* Supplied information
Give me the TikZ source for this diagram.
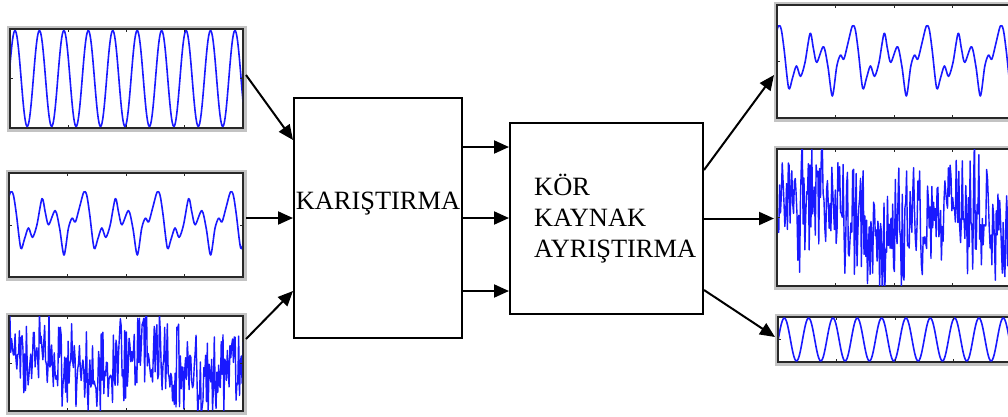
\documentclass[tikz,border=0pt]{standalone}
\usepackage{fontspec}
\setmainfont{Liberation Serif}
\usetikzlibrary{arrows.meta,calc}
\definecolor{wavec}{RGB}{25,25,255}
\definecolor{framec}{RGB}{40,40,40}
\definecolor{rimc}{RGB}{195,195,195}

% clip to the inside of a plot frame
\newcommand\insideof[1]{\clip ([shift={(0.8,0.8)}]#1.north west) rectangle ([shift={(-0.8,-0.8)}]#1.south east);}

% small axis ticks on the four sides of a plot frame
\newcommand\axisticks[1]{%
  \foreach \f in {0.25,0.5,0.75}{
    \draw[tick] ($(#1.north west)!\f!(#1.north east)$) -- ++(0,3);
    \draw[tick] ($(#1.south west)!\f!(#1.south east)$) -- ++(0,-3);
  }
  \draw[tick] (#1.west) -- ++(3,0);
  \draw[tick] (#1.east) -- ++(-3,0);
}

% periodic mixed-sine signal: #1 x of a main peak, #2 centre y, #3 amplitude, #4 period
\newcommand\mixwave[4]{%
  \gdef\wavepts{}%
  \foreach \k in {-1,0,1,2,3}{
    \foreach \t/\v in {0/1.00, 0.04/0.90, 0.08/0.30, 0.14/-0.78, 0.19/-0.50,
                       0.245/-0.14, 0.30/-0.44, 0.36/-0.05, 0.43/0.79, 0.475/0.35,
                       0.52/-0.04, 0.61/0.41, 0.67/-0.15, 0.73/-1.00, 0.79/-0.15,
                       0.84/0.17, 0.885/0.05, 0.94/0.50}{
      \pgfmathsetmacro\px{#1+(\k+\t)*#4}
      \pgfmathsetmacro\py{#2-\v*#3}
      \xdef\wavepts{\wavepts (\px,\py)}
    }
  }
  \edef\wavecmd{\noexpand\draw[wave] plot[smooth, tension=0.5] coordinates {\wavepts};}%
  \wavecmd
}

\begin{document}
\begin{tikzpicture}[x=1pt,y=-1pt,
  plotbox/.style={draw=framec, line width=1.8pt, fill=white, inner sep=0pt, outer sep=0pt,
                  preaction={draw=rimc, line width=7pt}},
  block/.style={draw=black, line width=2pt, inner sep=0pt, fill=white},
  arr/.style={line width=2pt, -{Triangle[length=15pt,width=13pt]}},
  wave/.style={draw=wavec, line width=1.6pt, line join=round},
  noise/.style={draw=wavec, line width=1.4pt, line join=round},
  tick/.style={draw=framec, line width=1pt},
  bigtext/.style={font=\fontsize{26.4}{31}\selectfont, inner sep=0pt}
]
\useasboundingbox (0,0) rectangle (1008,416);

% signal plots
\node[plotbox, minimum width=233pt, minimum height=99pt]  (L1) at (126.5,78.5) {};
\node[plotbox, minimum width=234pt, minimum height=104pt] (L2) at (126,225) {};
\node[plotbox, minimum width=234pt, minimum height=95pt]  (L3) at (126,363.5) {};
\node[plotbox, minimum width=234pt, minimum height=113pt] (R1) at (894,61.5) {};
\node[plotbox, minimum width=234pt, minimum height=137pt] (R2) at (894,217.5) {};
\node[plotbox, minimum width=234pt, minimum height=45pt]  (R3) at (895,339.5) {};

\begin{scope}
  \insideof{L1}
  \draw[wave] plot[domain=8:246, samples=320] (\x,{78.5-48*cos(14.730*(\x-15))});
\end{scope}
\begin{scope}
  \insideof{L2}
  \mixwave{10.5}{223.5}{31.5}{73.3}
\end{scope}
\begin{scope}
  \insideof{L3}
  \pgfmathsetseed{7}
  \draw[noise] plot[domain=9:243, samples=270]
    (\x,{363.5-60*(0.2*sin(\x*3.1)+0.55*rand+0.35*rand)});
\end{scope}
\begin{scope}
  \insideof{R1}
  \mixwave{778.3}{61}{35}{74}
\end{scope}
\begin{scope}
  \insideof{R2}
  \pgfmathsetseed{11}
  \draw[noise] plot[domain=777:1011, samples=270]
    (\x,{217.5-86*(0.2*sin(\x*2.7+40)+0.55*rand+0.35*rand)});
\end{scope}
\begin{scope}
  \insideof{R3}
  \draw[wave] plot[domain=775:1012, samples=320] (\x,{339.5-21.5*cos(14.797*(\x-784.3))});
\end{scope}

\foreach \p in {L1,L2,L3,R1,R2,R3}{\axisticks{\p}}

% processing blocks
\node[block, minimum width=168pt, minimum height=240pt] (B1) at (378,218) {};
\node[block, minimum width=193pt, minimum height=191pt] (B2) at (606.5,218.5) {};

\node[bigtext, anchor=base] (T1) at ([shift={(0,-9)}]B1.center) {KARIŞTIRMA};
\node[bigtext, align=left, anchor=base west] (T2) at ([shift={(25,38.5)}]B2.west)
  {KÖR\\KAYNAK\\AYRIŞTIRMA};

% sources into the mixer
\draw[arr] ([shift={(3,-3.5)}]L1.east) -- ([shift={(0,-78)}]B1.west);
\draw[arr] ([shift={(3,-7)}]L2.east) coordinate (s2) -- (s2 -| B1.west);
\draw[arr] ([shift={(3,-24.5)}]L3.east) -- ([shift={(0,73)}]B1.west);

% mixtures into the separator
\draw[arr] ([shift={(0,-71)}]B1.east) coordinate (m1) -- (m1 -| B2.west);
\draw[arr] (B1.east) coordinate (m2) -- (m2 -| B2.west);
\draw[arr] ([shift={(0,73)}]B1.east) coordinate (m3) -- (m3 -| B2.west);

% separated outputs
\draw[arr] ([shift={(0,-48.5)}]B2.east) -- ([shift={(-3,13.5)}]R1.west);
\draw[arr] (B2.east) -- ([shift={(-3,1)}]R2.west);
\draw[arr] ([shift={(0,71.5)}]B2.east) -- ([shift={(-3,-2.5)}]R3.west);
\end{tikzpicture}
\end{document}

* What you should do
Copy the whole listing above word for word but do not carry over the pictures.

* Exercise answer
Give me the TikZ source for this diagram.
\documentclass[tikz,border=0pt]{standalone}
\usepackage{fontspec}
\setmainfont{Liberation Serif}
\usetikzlibrary{arrows.meta,calc}
\definecolor{wavec}{RGB}{25,25,255}
\definecolor{framec}{RGB}{40,40,40}
\definecolor{rimc}{RGB}{195,195,195}

% clip to the inside of a plot frame
\newcommand\insideof[1]{\clip ([shift={(0.8,0.8)}]#1.north west) rectangle ([shift={(-0.8,-0.8)}]#1.south east);}

% small axis ticks on the four sides of a plot frame
\newcommand\axisticks[1]{%
  \foreach \f in {0.25,0.5,0.75}{
    \draw[tick] ($(#1.north west)!\f!(#1.north east)$) -- ++(0,3);
    \draw[tick] ($(#1.south west)!\f!(#1.south east)$) -- ++(0,-3);
  }
  \draw[tick] (#1.west) -- ++(3,0);
  \draw[tick] (#1.east) -- ++(-3,0);
}

% periodic mixed-sine signal: #1 x of a main peak, #2 centre y, #3 amplitude, #4 period
\newcommand\mixwave[4]{%
  \gdef\wavepts{}%
  \foreach \k in {-1,0,1,2,3}{
    \foreach \t/\v in {0/1.00, 0.04/0.90, 0.08/0.30, 0.14/-0.78, 0.19/-0.50,
                       0.245/-0.14, 0.30/-0.44, 0.36/-0.05, 0.43/0.79, 0.475/0.35,
                       0.52/-0.04, 0.61/0.41, 0.67/-0.15, 0.73/-1.00, 0.79/-0.15,
                       0.84/0.17, 0.885/0.05, 0.94/0.50}{
      \pgfmathsetmacro\px{#1+(\k+\t)*#4}
      \pgfmathsetmacro\py{#2-\v*#3}
      \xdef\wavepts{\wavepts (\px,\py)}
    }
  }
  \edef\wavecmd{\noexpand\draw[wave] plot[smooth, tension=0.5] coordinates {\wavepts};}%
  \wavecmd
}

\begin{document}
\begin{tikzpicture}[x=1pt,y=-1pt,
  plotbox/.style={draw=framec, line width=1.8pt, fill=white, inner sep=0pt, outer sep=0pt,
                  preaction={draw=rimc, line width=7pt}},
  block/.style={draw=black, line width=2pt, inner sep=0pt, fill=white},
  arr/.style={line width=2pt, -{Triangle[length=15pt,width=13pt]}},
  wave/.style={draw=wavec, line width=1.6pt, line join=round},
  noise/.style={draw=wavec, line width=1.4pt, line join=round},
  tick/.style={draw=framec, line width=1pt},
  bigtext/.style={font=\fontsize{26.4}{31}\selectfont, inner sep=0pt}
]
\useasboundingbox (0,0) rectangle (1008,416);

% signal plots
\node[plotbox, minimum width=233pt, minimum height=99pt]  (L1) at (126.5,78.5) {};
\node[plotbox, minimum width=234pt, minimum height=104pt] (L2) at (126,225) {};
\node[plotbox, minimum width=234pt, minimum height=95pt]  (L3) at (126,363.5) {};
\node[plotbox, minimum width=234pt, minimum height=113pt] (R1) at (894,61.5) {};
\node[plotbox, minimum width=234pt, minimum height=137pt] (R2) at (894,217.5) {};
\node[plotbox, minimum width=234pt, minimum height=45pt]  (R3) at (895,339.5) {};

\begin{scope}
  \insideof{L1}
  \draw[wave] plot[domain=8:246, samples=320] (\x,{78.5-48*cos(14.730*(\x-15))});
\end{scope}
\begin{scope}
  \insideof{L2}
  \mixwave{10.5}{223.5}{31.5}{73.3}
\end{scope}
\begin{scope}
  \insideof{L3}
  \pgfmathsetseed{7}
  \draw[noise] plot[domain=9:243, samples=270]
    (\x,{363.5-60*(0.2*sin(\x*3.1)+0.55*rand+0.35*rand)});
\end{scope}
\begin{scope}
  \insideof{R1}
  \mixwave{778.3}{61}{35}{74}
\end{scope}
\begin{scope}
  \insideof{R2}
  \pgfmathsetseed{11}
  \draw[noise] plot[domain=777:1011, samples=270]
    (\x,{217.5-86*(0.2*sin(\x*2.7+40)+0.55*rand+0.35*rand)});
\end{scope}
\begin{scope}
  \insideof{R3}
  \draw[wave] plot[domain=775:1012, samples=320] (\x,{339.5-21.5*cos(14.797*(\x-784.3))});
\end{scope}

\foreach \p in {L1,L2,L3,R1,R2,R3}{\axisticks{\p}}

% processing blocks
\node[block, minimum width=168pt, minimum height=240pt] (B1) at (378,218) {};
\node[block, minimum width=193pt, minimum height=191pt] (B2) at (606.5,218.5) {};

\node[bigtext, anchor=base] (T1) at ([shift={(0,-9)}]B1.center) {KARIŞTIRMA};
\node[bigtext, align=left, anchor=base west] (T2) at ([shift={(25,38.5)}]B2.west)
  {KÖR\\KAYNAK\\AYRIŞTIRMA};

% sources into the mixer
\draw[arr] ([shift={(3,-3.5)}]L1.east) -- ([shift={(0,-78)}]B1.west);
\draw[arr] ([shift={(3,-7)}]L2.east) coordinate (s2) -- (s2 -| B1.west);
\draw[arr] ([shift={(3,-24.5)}]L3.east) -- ([shift={(0,73)}]B1.west);

% mixtures into the separator
\draw[arr] ([shift={(0,-71)}]B1.east) coordinate (m1) -- (m1 -| B2.west);
\draw[arr] (B1.east) coordinate (m2) -- (m2 -| B2.west);
\draw[arr] ([shift={(0,73)}]B1.east) coordinate (m3) -- (m3 -| B2.west);

% separated outputs
\draw[arr] ([shift={(0,-48.5)}]B2.east) -- ([shift={(-3,13.5)}]R1.west);
\draw[arr] (B2.east) -- ([shift={(-3,1)}]R2.west);
\draw[arr] ([shift={(0,71.5)}]B2.east) -- ([shift={(-3,-2.5)}]R3.west);
\end{tikzpicture}
\end{document}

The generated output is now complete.